Handily, Craig was between flats this week, so he came back down here to hang out. We made very good use of him getting from half-raftered to fully raftered.
Sarah-May also came for a bit and helped out with roofing, though it was not her favourite thing, working at height. Especially when the building swayed a bit.
The team got all the main rafters up and got a good way towards finishing the dormer as well. Craig had the joy of climbing out onto the dormer ridge, as you can see below if you look closely.
Meanwhile, after the usual delivery fiasco* the quicklime was delivered successfully to the top of the drive.
(* I do always tell them access is awkward, and I always tell them in what way it’s awkward, and what sort of vehicle can get up here, but do they listen? No, they do not.)
After a few small batches to get the hang of it, we were cruising along. I will video the bits of the process at some point because I wish I’d been able to find a good start to finish tutorial. Nora was very helpful, having done this before, so she could tell us when it was the right sort of consistency. I’d read online several references to yogurt, but it’s always nice to have an experienced opinion to back up one’s judgement about when one’s lime putty does indeed look like yogurt.

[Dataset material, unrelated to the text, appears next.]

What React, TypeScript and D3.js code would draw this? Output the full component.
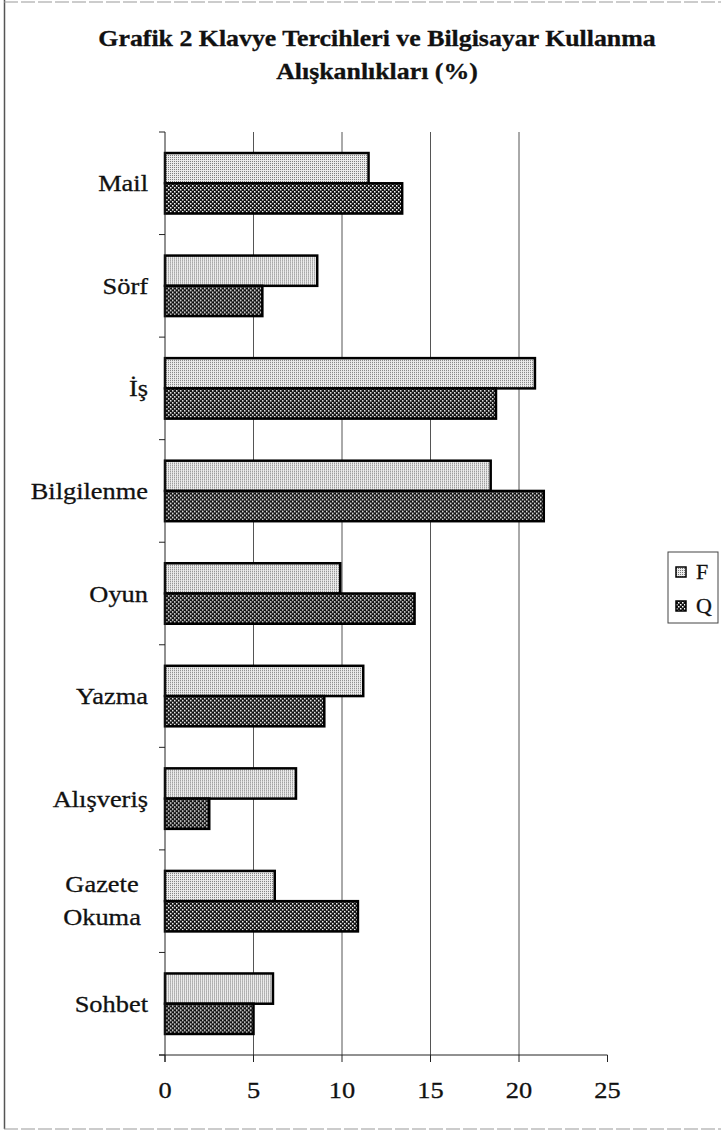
import * as React from 'react';
import * as d3 from 'd3';

// categories from top to bottom, values in %
const categories = ['Mail', 'Sörf', 'İş', 'Bilgilenme', 'Oyun', 'Yazma', 'Alışveriş', 'Gazete\nOkuma', 'Sohbet'];
const seriesNames = ['F', 'Q'];
const valuesF = [11.5, 8.6, 20.9, 18.4, 9.9, 11.2, 7.4, 6.2, 6.1];
const valuesQ = [13.4, 5.5, 18.7, 21.4, 14.1, 9.0, 2.5, 10.9, 5.0];
const xTicks = [0, 5, 10, 15, 20, 25];
const titleLines = ['Grafik 2 Klavye Tercihleri ve Bilgisayar Kullanma', 'Alışkanlıkları (%)'];

const W = 721;
const H = 1134;
const serif = '"Liberation Serif", "Times New Roman", serif';
const SX = 1.1; // the scanned page is a bit stretched horizontally

const App: React.FC = () => {
  const margin = { top: 132, left: 165, bottom: 1055, right: 607.5 };

  const x = d3.scaleLinear().domain([0, 25]).range([margin.left, margin.right]);
  const y = d3.scaleBand<string>()
    .domain(categories)
    .range([margin.top, margin.bottom])
    .paddingInner(0.41)
    .paddingOuter(0.205);
  const ySub = d3.scaleBand<string>().domain(seriesNames).range([0, y.bandwidth()]);

  const rows = categories.map((c, i) => ({ cat: c, F: valuesF[i], Q: valuesQ[i] }));
  const step = y.step();
  const bandStarts = d3.range(categories.length + 1).map(i => margin.top + i * step);

  const txt = (x0: number, y0: number, s: string, size: number, anchor: string, bold = false, key?: React.Key) => (
    <text key={key} transform={`translate(${x0},${y0}) scale(${SX},1)`} fontFamily={serif} fontSize={size}
      fontWeight={bold ? 'bold' : 'normal'} textAnchor={anchor} fill="#111" stroke="#111" strokeWidth={0.3}>{s}</text>
  );

  return (
    <svg width={W} height={H} style={{ position: 'absolute', left: 0, top: 0, background: '#fff' }}>
      <defs>
        <pattern id="patF" width="2" height="2" patternUnits="userSpaceOnUse">
          <rect width="2" height="2" fill="#ececec" />
          <rect width="1" height="1" fill="#7a7a7a" />
        </pattern>
        <pattern id="patQ" width="4" height="4" patternUnits="userSpaceOnUse">
          <rect width="4" height="4" fill="#111" />
          <rect x="0" y="0" width="1.5" height="1.5" fill="#fff" />
          <rect x="2" y="2" width="1.5" height="1.5" fill="#fff" />
        </pattern>
      </defs>

      {/* page frame from the scan */}
      <line x1={4.5} x2={4.5} y1={0} y2={1129} stroke="#555" strokeWidth={1.5} />
      <line x1={4} x2={W} y1={2} y2={2} stroke="#999" strokeWidth={1} strokeDasharray="14 3" />
      <line x1={4} x2={W} y1={1129} y2={1129} stroke="#999" strokeWidth={1} strokeDasharray="14 3" />

      {/* title */}
      {titleLines.map((t, i) => txt(377, 46 + i * 33, t, 23.5, 'middle', true, 't' + i))}

      {/* gridlines */}
      {xTicks.filter(t => t > 0 && t < 25).map(t => (
        <line key={'g' + t} x1={x(t)} x2={x(t)} y1={margin.top} y2={margin.bottom} stroke="#555" strokeWidth={1} />
      ))}

      {/* bars */}
      {rows.map(r => (
        <g key={r.cat} transform={`translate(0,${y(r.cat)})`}>
          {seriesNames.map(s => (
            <rect key={s} x={x(0)} y={ySub(s)} width={x((r as any)[s]) - x(0)} height={ySub.bandwidth()}
              fill={s === 'F' ? 'url(#patF)' : 'url(#patQ)'} stroke="#000" strokeWidth={2.5} />
          ))}
        </g>
      ))}

      {/* left axis */}
      <line x1={x(0)} x2={x(0)} y1={margin.top} y2={margin.bottom + 7} stroke="#222" strokeWidth={1} />
      {bandStarts.map((b, i) => (
        <line key={'lt' + i} x1={x(0) - 6} x2={x(0)} y1={b} y2={b} stroke="#222" strokeWidth={1} />
      ))}

      {/* category labels */}
      {rows.map(r => {
        const lines = r.cat.split('\n');
        const cy = (y(r.cat) ?? 0) + y.bandwidth() / 2;
        if (lines.length === 1) return txt(148, cy + 8, r.cat, 24, 'end', false, 'l' + r.cat);
        return (
          <g key={'l' + r.cat}>
            {lines.map((ln, j) => txt(102, cy - 9 + j * 33, ln, 24, 'middle', false, j))}
          </g>
        );
      })}

      {/* bottom axis */}
      <line x1={x(0) - 6} x2={x(25)} y1={margin.bottom} y2={margin.bottom} stroke="#222" strokeWidth={1} />
      {xTicks.map(t => (
        <g key={'bt' + t}>
          <line x1={x(t)} x2={x(t)} y1={margin.bottom} y2={margin.bottom + 7} stroke="#222" strokeWidth={1} />
          {txt(x(t), 1098, String(t), 24, 'middle')}
        </g>
      ))}

      {/* legend */}
      <rect x={668} y={552} width={50} height={71} fill="#fff" stroke="#444" strokeWidth={1} />
      {seriesNames.map((s, i) => (
        <g key={'lg' + s}>
          <rect x={676} y={567 + i * 34} width={10} height={10} fill={s === 'F' ? 'url(#patF)' : 'url(#patQ)'}
            stroke="#000" strokeWidth={1.5} />
          {txt(696, 579 + i * 34, s, 20, 'start', false)}
        </g>
      ))}
    </svg>
  );
};

export default App;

We finished up having done 8 of the big buckets (about 50 litre capacity) and 6 of them between 2pm and 4:15 or so, so I reckon we can do 15 in a day. If we ever get a dry day again. At that rate, we’ll need 5 decent rain-free days to get it done, and they’re few and far between here in Todmorden. But at least the first batch is slaking away in its buckets and will be ready to mix into render around the middle of May.
And finally, sunset as seen from the top floor of my house through the rafters.